Hi @ericksoj . I like stefaniesanders idea and hadn't thought of this approach. Each week of my class I have a discussion thread of some type. At the beginning of each week I like to post an announcement in class. In that announcement I summarize the previous week's key elements, summarize the discussion, and connect this to what we are covering in the new week. I like the announcement option since it cues everyone that they should be working on a new week's module, connects one week to the next, and students don't need to go back to the past week's discussion thread to read the response. It seems like after posting required replies, a lot of students just check the assignment as done and never come back.

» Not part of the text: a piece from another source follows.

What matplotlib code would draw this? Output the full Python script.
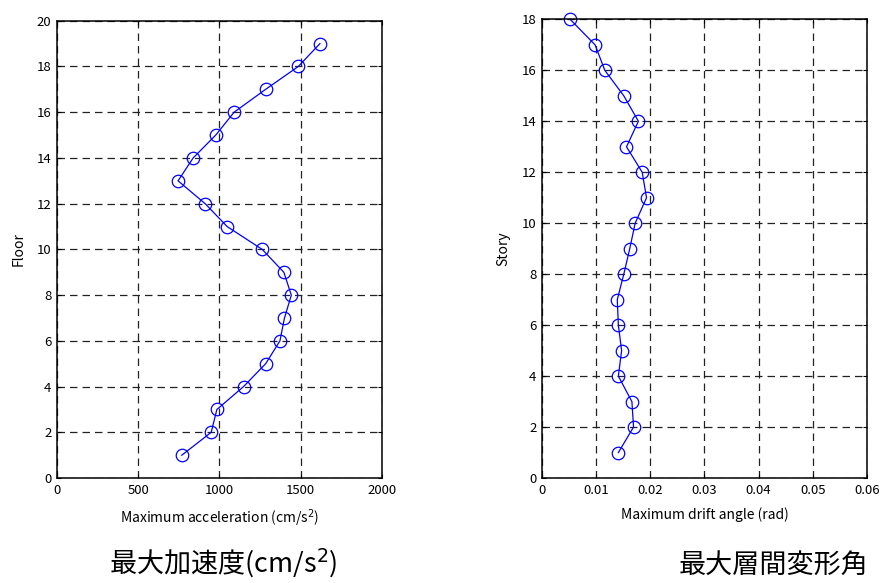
import matplotlib
matplotlib.use('Agg')
import matplotlib.pyplot as plt

plt.rcParams['font.family'] = ['Noto Sans CJK JP', 'DejaVu Sans']
plt.rcParams['mathtext.fontset'] = 'dejavusans'

# === data ===
floors = list(range(1, 20))
max_acc = [768, 949, 984, 1148, 1284, 1372, 1400, 1442, 1396, 1263,
           1047, 912, 745, 838, 977, 1090, 1284, 1485, 1618]

stories = list(range(1, 19))
max_drift = [0.0141, 0.0169, 0.0166, 0.0141, 0.0147, 0.0141, 0.0139, 0.0151, 0.0162,
             0.0172, 0.0193, 0.0185, 0.0156, 0.0178, 0.0151, 0.0116, 0.0098, 0.0052]

acc_ticks = [0, 500, 1000, 1500, 2000]
floor_ticks = list(range(0, 21, 2))
drift_ticks = [0, 0.01, 0.02, 0.03, 0.04, 0.05, 0.06]
drift_labels = ['0', '0.01', '0.02', '0.03', '0.04', '0.05', '0.06']
story_ticks = list(range(0, 19, 2))

fig = plt.figure(figsize=(8.82, 5.83), dpi=100)
ax1 = fig.add_axes([0.0646, 0.180, 0.3685, 0.7844])
ax2 = fig.add_axes([0.6145, 0.180, 0.3685, 0.7868])


def style(ax):
    ax.grid(True, color='#222222', linestyle=(0, (6, 4)), linewidth=0.9)
    ax.tick_params(direction='in', top=True, right=True, length=3,
                   labelsize=9.5, pad=4)
    for s in ax.spines.values():
        s.set_linewidth(1.1)


ax1.plot(max_acc, floors, color='#0000ff', linewidth=0.9, marker='o',
         markersize=9, markerfacecolor='none', markeredgecolor='#0000ff',
         markeredgewidth=0.9, clip_on=False)
ax1.set_xlim(0, 2000)
ax1.set_ylim(0, 20)
ax1.set_xticks(acc_ticks)
ax1.set_yticks(floor_ticks)
ax1.set_xlabel(r'Maximum acceleration (cm/s$^2$)', fontsize=10, labelpad=8)
ax1.set_ylabel('Floor', fontsize=10, labelpad=8)
style(ax1)

ax2.plot(max_drift, stories, color='#0000ff', linewidth=0.9, marker='o',
         markersize=9, markerfacecolor='none', markeredgecolor='#0000ff',
         markeredgewidth=0.9, clip_on=False)
ax2.set_xlim(0, 0.06)
ax2.set_ylim(0, 18)
ax2.set_xticks(drift_ticks)
ax2.set_xticklabels(drift_labels)
ax2.set_yticks(story_ticks)
ax2.set_xlabel('Maximum drift angle (rad)', fontsize=10, labelpad=8)
ax2.set_ylabel('Story', fontsize=10, labelpad=8)
style(ax2)

fig.text(0.253, 0.017, r'最大加速度(cm/s$^2$)', fontsize=19.5, ha='center', va='baseline')
fig.text(0.877, 0.017, '最大層間変形角', fontsize=19.5, ha='center', va='baseline')

fig.savefig('out.png', dpi=100)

Maybe if the discussion questions are related to one another, the summary could also be put as part of the directions of the next discussion? This way students would need to read the summary in order to know what the new prompt is? Just a though.
All the best!
Thanks, Eric.
Jeanne
Personally, I like to post a summary as an announcement after the discussion closes. Sometimes I do "best of" comments as stefaniesanders described, sometimes I'll "pick on" some students and call them out for really great comments, sometimes I'll clarify some incorrect information (I never identify students in this case, and I address the issue in the discussion itself, as well). With small groups I might summarize what each group talked about. But I personally always do this as an announcement.
I think having short little questions frequently with students, so they are ingaged and using this platform more often, could really help.